Acts 16:9-10
The Scattered Church
Last week was Pentecost Sunday and I shared that I think we are in a Pentecost season for Pine Valley. This was a time when the first Christians were figuring out what it meant to follow in the way of Jesus after Jesus was gone. What kind of community were they creating? What did it mean to be a follower of the Way of Jesus? The gospels were teaching manuals for what we might think of as house churches or Christian academies. The New Testament letters are bits and pieces of conversations. The first Christians shared ideas, had disagreements, fumbled and stumbled. One of my favorite titles for a book of church history is The Apostolic Blunder Machine. They got a lot of things wrong, but they also got a lot of things right because they kept coming back to the same basic question: What does it mean to love one another?
I think that it is the question we have been wrestling with the last few weeks. We never said it in so many words. But that is the question. How are we going to organize ourselves as a community so that we can keep going? We faced the reality that the way we have been organized for the last decade or more is not working like we would like. We need to find a new way. So we talked about creating four Spirit Teams, or perhaps some other name. One is Building and Grounds, another is the Gathered Community– fellowship, prayer chain, worship, education, another one is the Scattered Community, and the Leadership Team, which is the church officers who have responsibility for the financial and legal affairs of the church and to help keep us coordinated. We are going to try this, live into this experiment, this summer and then at the end of August decide if this is going to be our new normal. There will be some challenges along the way. I am sure of it. So, when things aren’t going the way they were supposed to go, we will have to come back to the basic question. How do we learn to love one another?
So, I have been thinking this week about this question of community. Remember I asked you last week to pray for Pine Valley every day and to call at least one person in the church that you don’t know well. I want to ask you to do those two things again this week–pray for the church and call a new friend.
I’m going to take a few minutes to come at this scatter and gather community idea in a little different way than you might expect. I want you where you think about God’s place in all of this. Maybe you don’t want to use the word God, that’s ok. Maybe you have been so focused on the questions at hand that you haven’t even thought about God by whatever name. But I think the theological question is important in this moment in our life together. I also think the Bible is important.
So let me touch lightly on this question of how you understand the presence of God as it relates to PVCC today. If you haven’t been thinking about that, you are not alone. My guess is I am probably the only one who has.
So here we go. We are told that Paul has this vision in the night of a guy–a total stranger who lives in Macedonia–appears to Paul in a dream with an SOS message – “Come and help us.” And Paul and his buddies drop everything and catch the next flight to Macedonia to help this beleaguered fellow. There are a couple things you should know about this story. For the last 300 years the church has used this text as a basic text justifying Christian missionary work. White North American and European Christians in particular, have tended to define the whole non-Christian world as Macedonia.

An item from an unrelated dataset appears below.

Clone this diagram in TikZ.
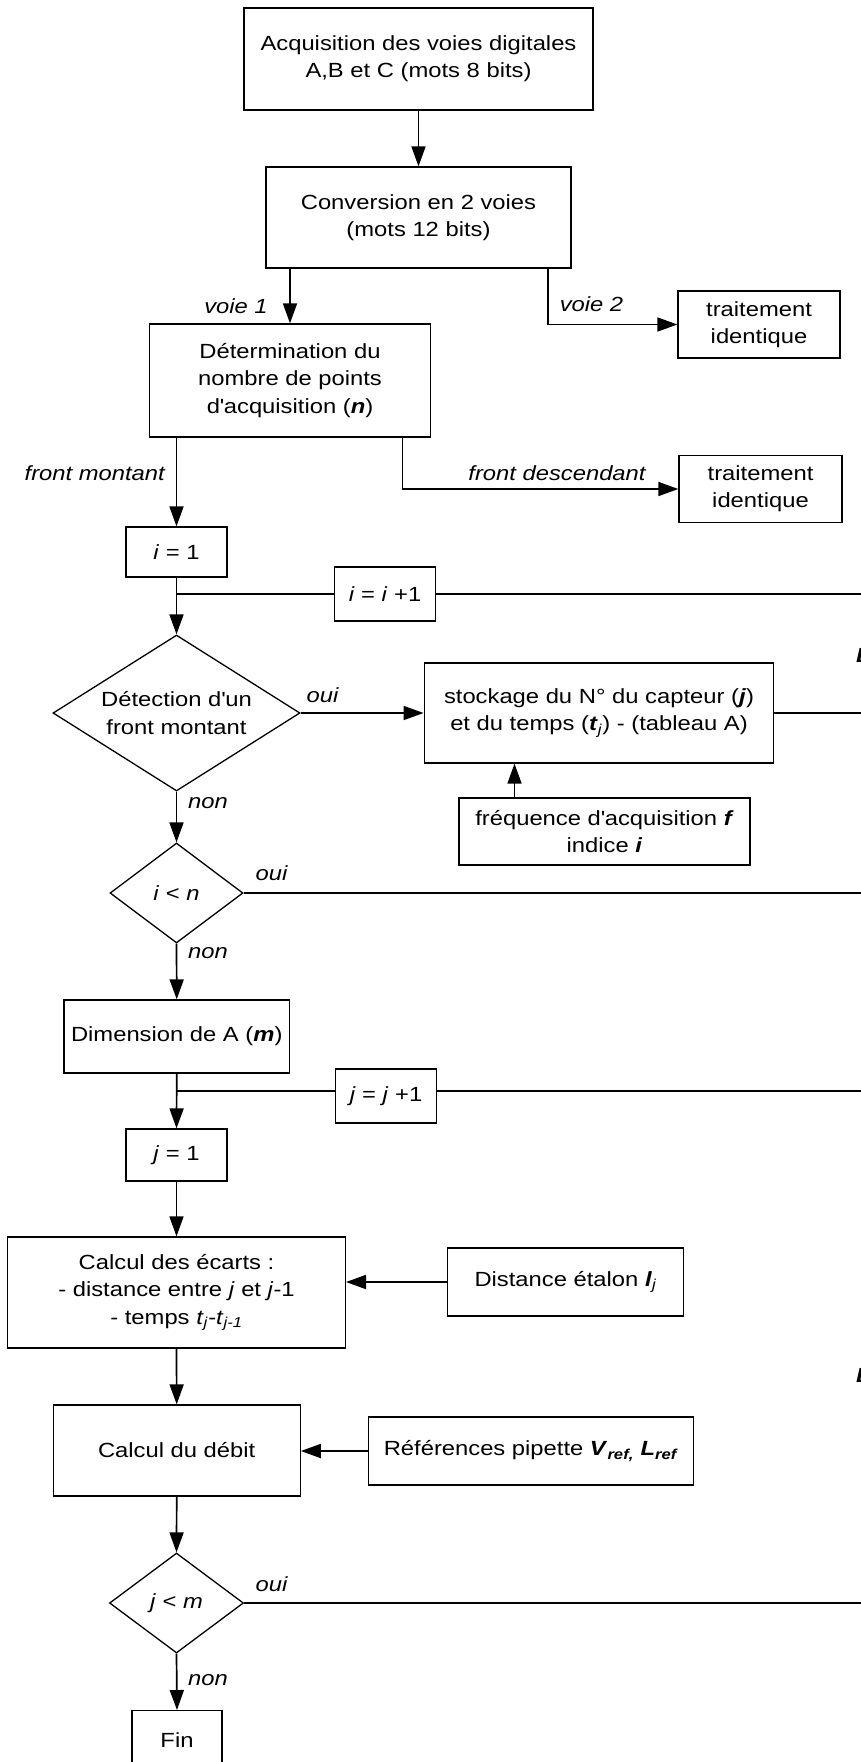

Today it is a text that White Supremacists and Christian Nationalists favor. You can see how it works. God is on our side. The other side is in darkness. We have the answers. They do not. A text like this in the wrong theological camp creates problems. And we could use the rest of the morning to talk about what some of those problems might be. But I want to show you that there is another way to interpret this story that is far more helpful–at least from my point of view.
You are going to have to go home and read the rest of chapter 16, but here’s my summary. Paul and Silas go to the city of Philippi, which is the largest city in the district. There they meet Lydia, a wealthy woman who is an ally, and they encounter a slave girl–or better she encounters them. And she follows them for many days around the city. And she is yelling at them. “These men are the servants of the most-high God, and they proclaim to you the way of salvation.” And finally, Paul has had enough. He gets really annoyed. He tells her to stop it, and he casts the spirit out of her, at which point the owners of the girl get very annoyed with Paul because they were making good money off of her and now, they cannot. So, they complain to the authorities, and Paul and Silas are thrown into jail. And that’s all there, in the Bible, Acts chapter 16.
Here’s my take on the story. The guy that appeared to Paul in the dream might have been in Jerusalem on the day of Pentecost. We don’t know. But somehow, he knew how to get a hold of Paul. He wanted help because then as now the world of empires and vigilants is a dangerous place for ordinary people and especially for children, and this guy in the dream had a vision of a new world that was a safe place for women and children and he actually believed that the Christian movement could help make that happen if we link arms with people who are exploited and marginalized and workers who are treated like cash cows instead of like human beings. And don’t forget Llydia and prayer. Read the story. They prayed a lot. And they organized. They found allies in the community. And that is how the early church grew. They did not believe they had all the answers. They did not believe that God is on our side. They believed that God is in the struggle for human dignity. God is at work in the world, working to create what Paul Friere calls a “people-oriented society.” The gathered community is important–absolutely. Worship is important. Bible study is important. Fellowship is important. It is essential that we create safe places to practice Christian love. We can and I think must experience in some meaningful way the presence of God in this place. But let us use our experiences here to sharpen our vision of where God is at work in the world inviting us to join in the struggle to make the world a sane and safe place for everyone.